Massive water crisis threatens Malaysia

The Star/ANN

PETALING JAYA: First, the prolonged dry spell, and now a potentially massive water crisis ahead as the country faces the full impact of El Nino.

The National Water Services Commission (SPAN) has raised the alarm bells, warning that not enough was being done to conserve water.

Rivers are drying up and dam levels are dropping acutely by the day.

SPAN chief executive Datuk Mohd Ridhuan Ismail said urgent measures were needed to remind the public to stop wasting and start conserving water.

The prolonged hot and dry spell is impacting different parts of the country in different ways.

The worst hit will be 85,000 domestic and industrial consumers in parts of Johor when rationing starts on Monday.

Output from four water treatment plants in the Kota Tinggi and Mersing districts have reached critical levels.

During the exercise, water supply will run normally for one day in the affected areas while there will be no water supply for the next two days.

In Pahang, Pengurusan Air Pahang Bhd (PAIP) said there was a need to start looking for alternative sources of water, including from wells.

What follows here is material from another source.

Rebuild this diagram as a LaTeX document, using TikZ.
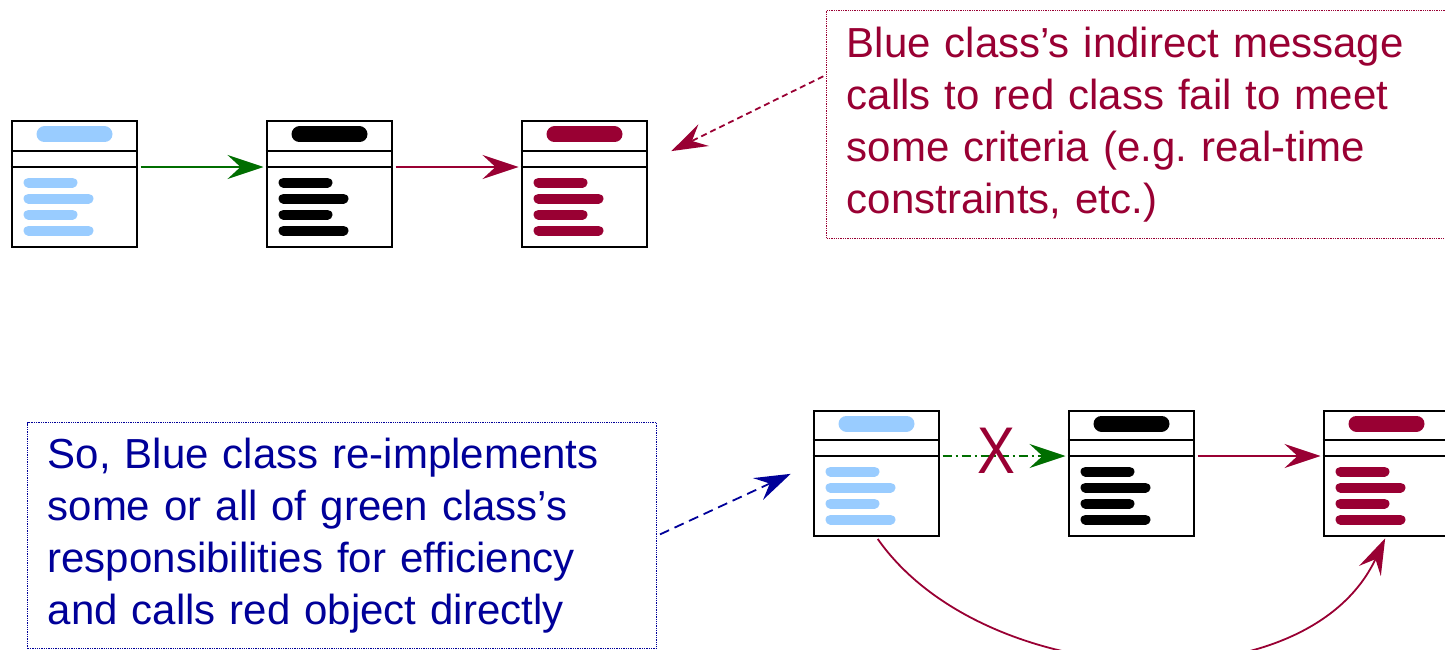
\documentclass[tikz,border=0pt]{standalone}
\usepackage{fontspec}
\setmainfont{Liberation Sans}
\usetikzlibrary{arrows.meta, positioning}
\definecolor{umlred}{RGB}{153,0,51}
\definecolor{umlblue}{RGB}{153,204,255}
\definecolor{noteblue}{RGB}{0,0,153}
\definecolor{msggreen}{RGB}{0,110,0}

% compartments and bars of a class box
\newcommand{\classparts}[2]{%
 \draw[line width=2pt] ([yshift=-30pt]#1.north west) -- ([yshift=-30pt]#1.north east);
 \draw[line width=2pt] ([yshift=-46pt]#1.north west) -- ([yshift=-46pt]#1.north east);
 \draw[#2, line width=16pt, line cap=round] ([shift={(34pt,-14pt)}]#1.north west) -- ([shift={(94pt,-14pt)}]#1.north west);
 \foreach \ly/\lx in {62/62,78/78,94/62,110/78}
  \draw[#2, line width=10pt, line cap=round] ([shift={(18pt,-\ly pt)}]#1.north west) -- ([shift={(\lx pt,-\ly pt)}]#1.north west);
}

\begin{document}
\begin{tikzpicture}[x=1pt, y=-1pt, node distance=128pt,
 classbox/.style={draw, line width=2pt, rectangle, minimum width=125pt, minimum height=125pt, inner sep=0pt},
 note/.style={densely dotted, line width=1.3pt, align=left, text width=#1, inner xsep=20pt, inner ysep=0pt, anchor=north west, font=\fontsize{42pt}{52pt}\selectfont},
 msg/.style={line width=1.8pt, -{Stealth[length=36pt,width=24pt,inset=13pt]}, shorten <=3pt, shorten >=2pt}]
 \useasboundingbox (0,0) rectangle (1445,650);

 % top row
 \node[classbox] (blueA) at (74,184) {};
 \node[classbox, right=of blueA] (greenA) {};
 \node[classbox, right=of greenA] (redA) {};
 \classparts{blueA}{umlblue}
 \classparts{greenA}{black}
 \classparts{redA}{umlred}
 \draw[msg, msggreen] ([yshift=17pt]blueA.east) -- ([yshift=17pt]greenA.west);
 \draw[msg, umlred] ([yshift=17pt]greenA.east) -- ([yshift=17pt]redA.west);

 \node[note=600pt, draw=umlred, text=umlred, minimum height=228pt] (redNote) at (826,10) {Blue class’s indirect message\\calls to red class fail to meet\\some criteria (e.g.\ real-time\\constraints, etc.)};
 \draw[msg, umlred, dash pattern=on 6pt off 4pt] ([yshift=-65pt]redNote.north west) -- ([shift={(22pt,32pt)}]redA.east);

 % bottom row
 \node[classbox] (blueB) at (876,473) {};
 \node[classbox, right=of blueB] (greenB) {};
 \node[classbox, right=of greenB] (redB) {};
 \classparts{blueB}{umlblue}
 \classparts{greenB}{black}
 \classparts{redB}{umlred}
 \draw[msg, msggreen, dash pattern=on 9pt off 4pt on 2pt off 4pt] ([yshift=17pt]blueB.east) -- ([yshift=17pt]greenB.west);
 \node[text=umlred, xscale=0.86, font=\fontsize{66pt}{66pt}\selectfont] (noCall) at (996,451) {X};
 \draw[msg, umlred] ([yshift=17pt]greenB.east) -- ([yshift=17pt]redB.west);
 \draw[msg, umlred] (blueB.south) to[out=-55, in=-115, looseness=0.95] (redB.south);

 \node[note=589pt, draw=noteblue, text=noteblue, minimum height=226pt] (blueNote) at (27,422) {So, Blue class re-implements\\some or all of green class’s\\responsibilities for efficiency\\and calls red object directly};
 \draw[msg, noteblue, dash pattern=on 10pt off 6pt] (blueNote.east) -- ([xshift=-20pt]blueB.west);
\end{tikzpicture}
\end{document}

This comes after the water level at rivers in Pahang dropped drastically, making it difficult for treatment plants in three districts to get raw water.

More than 7,000 account holders in Lipis, Pekan and Temerloh are facing supply disruptions.

Read also: Water rationing in Johor begins on Monday

In Malacca, Chief Minister Datuk Seri Idris Haron said the state will have to consider water rationing if the dry spell continues.

For now, there is enough water in all three major dams.

Up north, near the Perak-Thai border, an entire lake has all but "disappeared".

The man-made Tasik Takong, in the Takong Recreational Park, used to be popular spot for anglers, picnickers and tourists.

In Rantau Panjang, Sungai Golok which divides Kelantan and Thailand is now easier to cross without the need for any travel documents.

Dry weather has turned the river into a stream and some parts of the river can be walked across.

In Kangar, cows were seen grazing in the Timah Tasoh Dam which saw water levels dipping below the critical level.

A village road submerged when the dam was built over two decades ago is now usable again.

In Sabah, villagers on Banggi Island have resorted to digging into dry riverbeds while others are relying on wells and springs which are also drying up.

Penang's state-owned water corporation - PBA Holdings Bhd - urged the Federal Government to instruct all water authorities to stop irrigation of padi fields, especially in the northern region, until the rains return.

PBA Holdings chief executive officer Datuk Jaseni Maidinsa said the extraordinary move was needed to counter the effects of what he described as a "super drought".

Jaseni said the water of the Muda River in Kedah was too precious to be used in the thousands of hectares of padi fields in Kedah and Penang.